[Math] Sine series for $f(x) = x^2$

Question

I'm asked to find the Fourier cosine and sine series for $x^2$. I know the steps. However, I'm conceptually confused because we learnt that even functions have only cosine terms, and odd functions have only sine terms. Since $x^2$ is an even function, how/why does it have a sine series?

Answer 1

That's not the case. Usually $f$ is a periodic function, so the expression is only given on a certain interval.

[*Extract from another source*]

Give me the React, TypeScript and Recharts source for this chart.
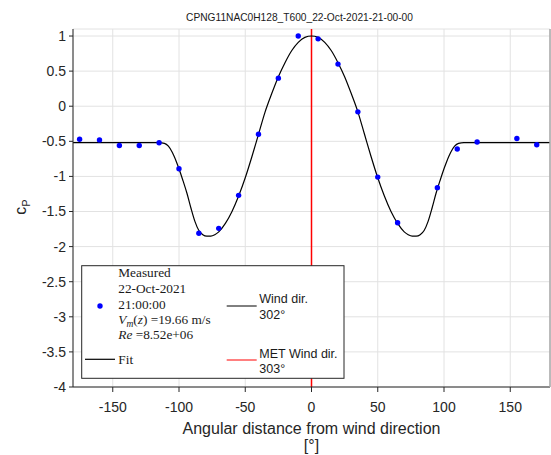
import React from "react";
import {
  ComposedChart,
  XAxis,
  YAxis,
  CartesianGrid,
  Line,
  Scatter,
  ReferenceLine,
} from "recharts";

// Measured pressure coefficients
const measuredAngles = [-175, -160, -145, -130, -115, -100, -85, -70, -55, -40, -25, -10, 5, 20, 35, 50, 65, 95, 110, 125, 155, 170];
const measuredCp = [-0.47, -0.48, -0.56, -0.56, -0.52, -0.89, -1.81, -1.74, -1.27, -0.4, 0.4, 1.0, 0.96, 0.6, -0.08, -1.01, -1.66, -1.16, -0.61, -0.51, -0.46, -0.55];

// Fit curve
const fitAngles = [-180, -115, -111, -108, -105, -102, -100, -97, -94, -91, -88, -85, -82, -79, -76, -73, -70, -65, -60, -55, -50, -45, -40, -35, -30, -25, -20, -15, -10, -5, 0, 5, 10, 15, 20, 25, 30, 35, 40, 45, 50, 55, 60, 65, 70, 73, 76, 79, 82, 85, 88, 91, 94, 97, 100, 102, 105, 108, 111, 115, 180];
const fitCp = [-0.52, -0.52, -0.53, -0.57, -0.66, -0.79, -0.89, -1.06, -1.24, -1.45, -1.64, -1.77, -1.83, -1.85, -1.85, -1.83, -1.79, -1.67, -1.5, -1.28, -1.02, -0.72, -0.4, -0.08, 0.18, 0.42, 0.62, 0.79, 0.91, 0.98, 1.0, 0.98, 0.91, 0.79, 0.62, 0.42, 0.18, -0.08, -0.4, -0.72, -1.02, -1.28, -1.5, -1.67, -1.79, -1.83, -1.85, -1.85, -1.83, -1.77, -1.64, -1.45, -1.24, -1.06, -0.89, -0.79, -0.66, -0.57, -0.53, -0.52, -0.52];

const xTicks = [-150, -100, -50, 0, 50, 100, 150];
const yTicks = [-4, -3.5, -3, -2.5, -2, -1.5, -1, -0.5, 0, 0.5, 1];
const windDir = 0;
const metWindDir = 0;

const titleText = "CPNG11NAC0H128_T600_22-Oct-2021-21-00-00";
const xLabel = "Angular distance from wind direction";

const measuredData = measuredAngles.map((x, i) => ({ x, y: measuredCp[i] }));
const fitData = fitAngles.map((x, i) => ({ x, y: fitCp[i] }));

const AX = "#262626";
const SANS = "'Liberation Sans', Arial, Helvetica, sans-serif";
const SERIF = "'Liberation Serif', 'Times New Roman', serif";

const Dot = (props: any) => {
  const { cx, cy } = props;
  if (cx == null || cy == null) return null;
  return <circle cx={cx} cy={cy} r={2.7} fill="#0000ff" />;
};

export default function App() {
  return (
    <div style={{ position: "absolute", left: 0, top: 0, width: 551, height: 455, background: "#fff" }}>
      <ComposedChart width={551} height={455} margin={{ top: 29, right: 0, bottom: 0, left: 0 }}>
        <CartesianGrid stroke="#e2e2e2" strokeWidth={1} />
        <XAxis
          dataKey="x"
          type="number"
          domain={[-180, 180]}
          ticks={xTicks}
          allowDataOverflow
          height={68}
          tickSize={5}
          tickMargin={10}
          axisLine={{ stroke: AX }}
          tickLine={{ stroke: AX }}
          tick={{ fill: AX, fontSize: 14, fontFamily: SANS }}
        />
        <XAxis
          xAxisId="top"
          orientation="top"
          dataKey="x"
          type="number"
          domain={[-180, 180]}
          ticks={xTicks}
          allowDataOverflow
          height={0}
          tickSize={5}
          axisLine={{ stroke: "#a8a8a8", strokeWidth: 2 }}
          tickLine={{ stroke: "#555" }}
          tickFormatter={() => ""}
        />
        <YAxis
          type="number"
          domain={[-4, 1.1]}
          ticks={yTicks}
          allowDataOverflow
          width={73}
          tickSize={4}
          tickMargin={3}
          axisLine={{ stroke: AX }}
          tickLine={{ stroke: AX }}
          tick={{ fill: AX, fontSize: 14, fontFamily: SANS }}
        />
        <YAxis
          yAxisId="r"
          orientation="right"
          type="number"
          domain={[-4, 1.1]}
          width={1}
          axisLine={{ stroke: "#a8a8a8", strokeWidth: 1.5 }}
          tickLine={false}
          tick={false}
        />
        <ReferenceLine x={windDir} stroke="#000" strokeWidth={1} />
        <ReferenceLine x={metWindDir} stroke="#ff0000" strokeWidth={1.5} />
        <Line
          data={fitData}
          dataKey="y"
          type="monotone"
          stroke="#000"
          strokeWidth={1.2}
          dot={false}
          isAnimationActive={false}
        />
        <Scatter data={measuredData} dataKey="y" fill="#0000ff" shape={Dot} isAnimationActive={false} />
      </ComposedChart>
      <svg
        width={551}
        height={455}
        style={{ position: "absolute", left: 0, top: 0, pointerEvents: "none" }}
      >
        <text x={299.5} y={20.7} textAnchor="middle" fontSize={10.2} fontFamily={SANS} fill="#1a1a1a">
          {titleText}
        </text>
        <text x={311.5} y={434} textAnchor="middle" fontSize={16} fontFamily={SANS} fill={AX}>
          {xLabel}
        </text>
        <text x={311.5} y={451} textAnchor="middle" fontSize={16} fontFamily={SANS} fill={AX}>
          [°]
        </text>
        <text transform="translate(25.5,207) rotate(-90)" textAnchor="middle" fontSize={16} fontFamily={SANS} fill={AX}>
          c<tspan fontSize={11} dy={4}>P</tspan>
        </text>

        {/* legend */}
        <rect x={81.7} y={265.7} width={262.3} height={112.6} fill="#fff" stroke={AX} strokeWidth={1} />
        <circle cx={100} cy={306} r={2.7} fill="#0000ff" />
        <g fontFamily={SERIF} fontSize={13.3} fill="#1a1a1a">
          <text x={118.3} y={277.3}>Measured</text>
          <text x={118.3} y={293}>22-Oct-2021</text>
          <text x={118.3} y={308.7}>21:00:00</text>
          <text x={118.3} y={324}>
            <tspan fontStyle="italic">V</tspan>
            <tspan fontStyle="italic" fontSize={9.5} dy={2.5}>m</tspan>
            <tspan dy={-2.5}>(</tspan>
            <tspan fontStyle="italic">z</tspan>
            <tspan>) =19.66 m/s</tspan>
          </text>
          <text x={118.3} y={339}>
            <tspan fontStyle="italic">Re</tspan>
            <tspan> =8.52e+06</tspan>
          </text>
          <text x={118.3} y={363.7}>Fit</text>
        </g>
        <line x1={85} x2={115} y1={359.3} y2={359.3} stroke="#000" strokeWidth={1.2} />
        <line x1={226.7} x2={256.7} y1={306} y2={306} stroke="#000" strokeWidth={1} />
        <line x1={226.7} x2={256.7} y1={360} y2={360} stroke="#ff0000" strokeWidth={1} />
        <g fontFamily={SANS} fontSize={12.5} fill="#1a1a1a">
          <text x={259.3} y={302.7}>Wind dir.</text>
          <text x={259.3} y={318.7}>302°</text>
          <text x={259.3} y={358.3}>MET Wind dir.</text>
          <text x={259.3} y={373.3}>303°</text>
        </g>
      </svg>
    </div>
  );
}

For example, we are given $f(x) = x^2$ on $[0,\pi]$. But this is the only information you knew: $f$ is periodic and $f|_{[0,\pi]} \colon x \mapsto x^2$. To get what is $f$ on the whole axis, we could make the $f$ become an odd function: $$ f(x ) := \begin{cases} x^2, & [0,\pi],\\ - x^2, & [-\pi, 0] \end{cases} $$ then extend it by periodicity $2\pi$, or or make it become an even function: $$ f(x ) := x^2, \quad [-\pi, \pi] $$ and extend it by periodicity $2\pi$, or a function that is neither even nor odd: extend $f (x) = x^2, x\in[0, \pi]$ by periodicity $\pi$. All of these are possible if no more additional requirements. Naturally the sine series of $f$ exists: take the 1st case above and compute its Fourier expansion.